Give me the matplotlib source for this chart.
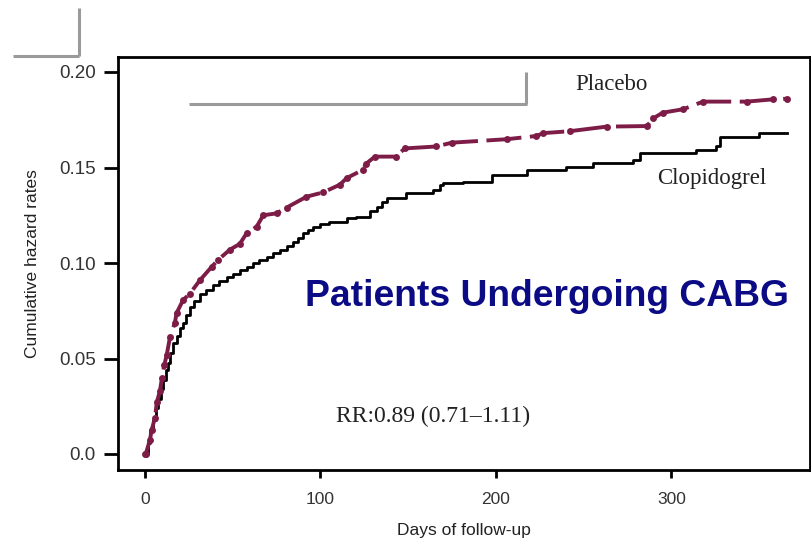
import matplotlib
matplotlib.use("Agg")
import matplotlib.pyplot as plt
from matplotlib.lines import Line2D

# Placebo cumulative hazard (days, rate)
placebo_days = [0, 0.4, 2.8, 3.8, 5.7, 6.7, 8.5, 9.7, 11, 12.4, 14.2, 17, 18, 21.7, 25.6,
                31.3, 38, 41.6, 48.4, 54, 58, 63.6, 67.4, 75, 80.7, 92, 101.6, 111, 115,
                124, 126, 131, 143, 148, 166, 174.8, 206, 223, 227, 242, 263, 286,
                289.5, 295, 306.6, 318, 343, 358, 365.6]
placebo_rate = [0.0, 0.0, 0.0073, 0.0126, 0.019, 0.027, 0.033, 0.040, 0.0466, 0.052,
                0.061, 0.0686, 0.0738, 0.0806, 0.084, 0.091, 0.098, 0.1016, 0.107, 0.110,
                0.1157, 0.119, 0.125, 0.126, 0.129, 0.1347, 0.137, 0.141, 0.1445,
                0.1487, 0.152, 0.1557, 0.1557, 0.160, 0.161, 0.163, 0.1648, 0.1665,
                0.168, 0.169, 0.1714, 0.1717, 0.1757, 0.1787, 0.1805, 0.1845, 0.1845,
                0.1857, 0.186]

# Clopidogrel cumulative hazard (days, rate) - step function
clop_days = [0, 1.5, 3, 4.5, 6, 7.5, 9, 10.5, 12, 13, 14.5, 16, 18, 20, 21.7, 23.5,
             25.6, 28, 31.3, 35, 38.9, 42, 46.5, 50, 54, 58, 61.7, 65, 69.3, 73, 77,
             81, 84.5, 87, 90, 93, 95.8, 100, 105, 115, 120.5, 128, 132, 135, 138,
             149, 164, 168, 170, 181, 198, 217.5, 240, 255, 278, 282, 314, 325.6,
             327.6, 350, 366]
clop_rate = [0.0, 0.006, 0.012, 0.018, 0.024, 0.029, 0.034, 0.039, 0.044, 0.0476,
             0.053, 0.058, 0.062, 0.066, 0.0686, 0.073, 0.077, 0.080, 0.084, 0.086,
             0.0885, 0.0905, 0.0928, 0.0945, 0.0963, 0.098, 0.100, 0.1015, 0.1033,
             0.105, 0.1068, 0.109, 0.111, 0.113, 0.1157, 0.1175, 0.119, 0.1205,
             0.1216, 0.1236, 0.1243, 0.127, 0.1295, 0.1318, 0.134, 0.1366, 0.138,
             0.1408, 0.142, 0.1426, 0.146, 0.1487, 0.1505, 0.1522, 0.154, 0.1574,
             0.159, 0.161, 0.166, 0.1679, 0.1679]

x_ticks = [0, 100, 200, 300]
y_ticks = [0.0, 0.05, 0.10, 0.15, 0.20]
y_ticklabels = ["0.0", "0.05", "0.10", "0.15", "0.20"]

W, H = 812, 548
fig = plt.figure(figsize=(W / 100, H / 100), dpi=100)
fig.patch.set_facecolor("white")

ax_l, ax_r, ax_t, ax_b = 118, 810, 57, 470
ax = fig.add_axes([ax_l / W, 1 - ax_b / H, (ax_r - ax_l) / W, (ax_b - ax_t) / H])

# data-pixel mapping: day0 at px 145, 1.755 px/day ; rate0 at py 454, 1910 px/unit
x0 = (ax_l - 145) / 1.755
x1 = (ax_r - 145) / 1.755
y0 = (454 - ax_b) / 1910
y1 = (454 - ax_t) / 1910
ax.set_xlim(x0, x1)
ax.set_ylim(y0, y1)

maroon = "#7D1D47"
ax.step(clop_days, clop_rate, where="post", color="black", lw=2.0, zorder=2)
ax.plot(placebo_days, placebo_rate, color=maroon, lw=2.8, dashes=(9, 2.2),
        marker="o", markersize=5, markeredgewidth=0, zorder=3)

for s in ax.spines.values():
    s.set_linewidth(2.0)
    s.set_color("black")

sans = ["Liberation Sans", "DejaVu Sans"]
ax.set_xticks(x_ticks)
ax.set_xticklabels([str(v) for v in x_ticks])
ax.set_yticks(y_ticks)
ax.set_yticklabels(y_ticklabels)
ax.tick_params(axis="x", direction="out", length=6, width=2, pad=10,
               labelsize=12.5, labelcolor="#333333")
ax.tick_params(axis="y", direction="out", length=10, width=2, pad=6,
               labelsize=13.5, labelcolor="#333333")
for lab in ax.get_xticklabels() + ax.get_yticklabels():
    lab.set_family(sans)

ax.set_xlabel("Days of follow-up", fontsize=12.5, color="#222222", labelpad=11,
              family=sans)
ax.set_ylabel("Cumulative hazard rates", fontsize=12.5, color="#222222", labelpad=14,
              family=sans)

serif = ["Liberation Serif", "DejaVu Serif"]
ax.text(266, 0.1932, "Placebo", family=serif, fontsize=16.5, color="#222222",
        ha="center", va="center")
ax.text(323, 0.1445, "Clopidogrel", family=serif, fontsize=16.5, color="#222222",
        ha="center", va="center")
ax.text(164, 0.0194, "RR:0.89 (0.71\u20131.11)", family=serif, fontsize=17,
        color="#222222", ha="center", va="center")
ax.text(229, 0.0822, "Patients Undergoing CABG", family=sans,
        fontsize=26.8, fontweight="bold", color="#0B0B85", ha="center", va="center")

# grey crop-mark lines
grey = "#9A9A9A"
def fl(xs, ys):
    fig.add_artist(Line2D([x / W for x in xs], [1 - y / H for y in ys],
                          transform=fig.transFigure, color=grey, lw=2.2,
                          solid_capstyle="butt"))
fl([13, 79], [56, 56])
fl([79, 79], [8, 56])
fl([189, 527], [104, 104])
fl([526, 526], [72, 104])

fig.savefig("out.png", dpi=100, facecolor="white")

++++++++++

• Task objective: Please transcribe the material above exactly as written. Leave the pictures out.

• Written solution:
Give me the matplotlib source for this chart.
import matplotlib
matplotlib.use("Agg")
import matplotlib.pyplot as plt
from matplotlib.lines import Line2D

# Placebo cumulative hazard (days, rate)
placebo_days = [0, 0.4, 2.8, 3.8, 5.7, 6.7, 8.5, 9.7, 11, 12.4, 14.2, 17, 18, 21.7, 25.6,
                31.3, 38, 41.6, 48.4, 54, 58, 63.6, 67.4, 75, 80.7, 92, 101.6, 111, 115,
                124, 126, 131, 143, 148, 166, 174.8, 206, 223, 227, 242, 263, 286,
                289.5, 295, 306.6, 318, 343, 358, 365.6]
placebo_rate = [0.0, 0.0, 0.0073, 0.0126, 0.019, 0.027, 0.033, 0.040, 0.0466, 0.052,
                0.061, 0.0686, 0.0738, 0.0806, 0.084, 0.091, 0.098, 0.1016, 0.107, 0.110,
                0.1157, 0.119, 0.125, 0.126, 0.129, 0.1347, 0.137, 0.141, 0.1445,
                0.1487, 0.152, 0.1557, 0.1557, 0.160, 0.161, 0.163, 0.1648, 0.1665,
                0.168, 0.169, 0.1714, 0.1717, 0.1757, 0.1787, 0.1805, 0.1845, 0.1845,
                0.1857, 0.186]

# Clopidogrel cumulative hazard (days, rate) - step function
clop_days = [0, 1.5, 3, 4.5, 6, 7.5, 9, 10.5, 12, 13, 14.5, 16, 18, 20, 21.7, 23.5,
             25.6, 28, 31.3, 35, 38.9, 42, 46.5, 50, 54, 58, 61.7, 65, 69.3, 73, 77,
             81, 84.5, 87, 90, 93, 95.8, 100, 105, 115, 120.5, 128, 132, 135, 138,
             149, 164, 168, 170, 181, 198, 217.5, 240, 255, 278, 282, 314, 325.6,
             327.6, 350, 366]
clop_rate = [0.0, 0.006, 0.012, 0.018, 0.024, 0.029, 0.034, 0.039, 0.044, 0.0476,
             0.053, 0.058, 0.062, 0.066, 0.0686, 0.073, 0.077, 0.080, 0.084, 0.086,
             0.0885, 0.0905, 0.0928, 0.0945, 0.0963, 0.098, 0.100, 0.1015, 0.1033,
             0.105, 0.1068, 0.109, 0.111, 0.113, 0.1157, 0.1175, 0.119, 0.1205,
             0.1216, 0.1236, 0.1243, 0.127, 0.1295, 0.1318, 0.134, 0.1366, 0.138,
             0.1408, 0.142, 0.1426, 0.146, 0.1487, 0.1505, 0.1522, 0.154, 0.1574,
             0.159, 0.161, 0.166, 0.1679, 0.1679]

x_ticks = [0, 100, 200, 300]
y_ticks = [0.0, 0.05, 0.10, 0.15, 0.20]
y_ticklabels = ["0.0", "0.05", "0.10", "0.15", "0.20"]

W, H = 812, 548
fig = plt.figure(figsize=(W / 100, H / 100), dpi=100)
fig.patch.set_facecolor("white")

ax_l, ax_r, ax_t, ax_b = 118, 810, 57, 470
ax = fig.add_axes([ax_l / W, 1 - ax_b / H, (ax_r - ax_l) / W, (ax_b - ax_t) / H])

# data-pixel mapping: day0 at px 145, 1.755 px/day ; rate0 at py 454, 1910 px/unit
x0 = (ax_l - 145) / 1.755
x1 = (ax_r - 145) / 1.755
y0 = (454 - ax_b) / 1910
y1 = (454 - ax_t) / 1910
ax.set_xlim(x0, x1)
ax.set_ylim(y0, y1)

maroon = "#7D1D47"
ax.step(clop_days, clop_rate, where="post", color="black", lw=2.0, zorder=2)
ax.plot(placebo_days, placebo_rate, color=maroon, lw=2.8, dashes=(9, 2.2),
        marker="o", markersize=5, markeredgewidth=0, zorder=3)

for s in ax.spines.values():
    s.set_linewidth(2.0)
    s.set_color("black")

sans = ["Liberation Sans", "DejaVu Sans"]
ax.set_xticks(x_ticks)
ax.set_xticklabels([str(v) for v in x_ticks])
ax.set_yticks(y_ticks)
ax.set_yticklabels(y_ticklabels)
ax.tick_params(axis="x", direction="out", length=6, width=2, pad=10,
               labelsize=12.5, labelcolor="#333333")
ax.tick_params(axis="y", direction="out", length=10, width=2, pad=6,
               labelsize=13.5, labelcolor="#333333")
for lab in ax.get_xticklabels() + ax.get_yticklabels():
    lab.set_family(sans)

ax.set_xlabel("Days of follow-up", fontsize=12.5, color="#222222", labelpad=11,
              family=sans)
ax.set_ylabel("Cumulative hazard rates", fontsize=12.5, color="#222222", labelpad=14,
              family=sans)

serif = ["Liberation Serif", "DejaVu Serif"]
ax.text(266, 0.1932, "Placebo", family=serif, fontsize=16.5, color="#222222",
        ha="center", va="center")
ax.text(323, 0.1445, "Clopidogrel", family=serif, fontsize=16.5, color="#222222",
        ha="center", va="center")
ax.text(164, 0.0194, "RR:0.89 (0.71\u20131.11)", family=serif, fontsize=17,
        color="#222222", ha="center", va="center")
ax.text(229, 0.0822, "Patients Undergoing CABG", family=sans,
        fontsize=26.8, fontweight="bold", color="#0B0B85", ha="center", va="center")

# grey crop-mark lines
grey = "#9A9A9A"
def fl(xs, ys):
    fig.add_artist(Line2D([x / W for x in xs], [1 - y / H for y in ys],
                          transform=fig.transFigure, color=grey, lw=2.2,
                          solid_capstyle="butt"))
fl([13, 79], [56, 56])
fl([79, 79], [8, 56])
fl([189, 527], [104, 104])
fl([526, 526], [72, 104])

fig.savefig("out.png", dpi=100, facecolor="white")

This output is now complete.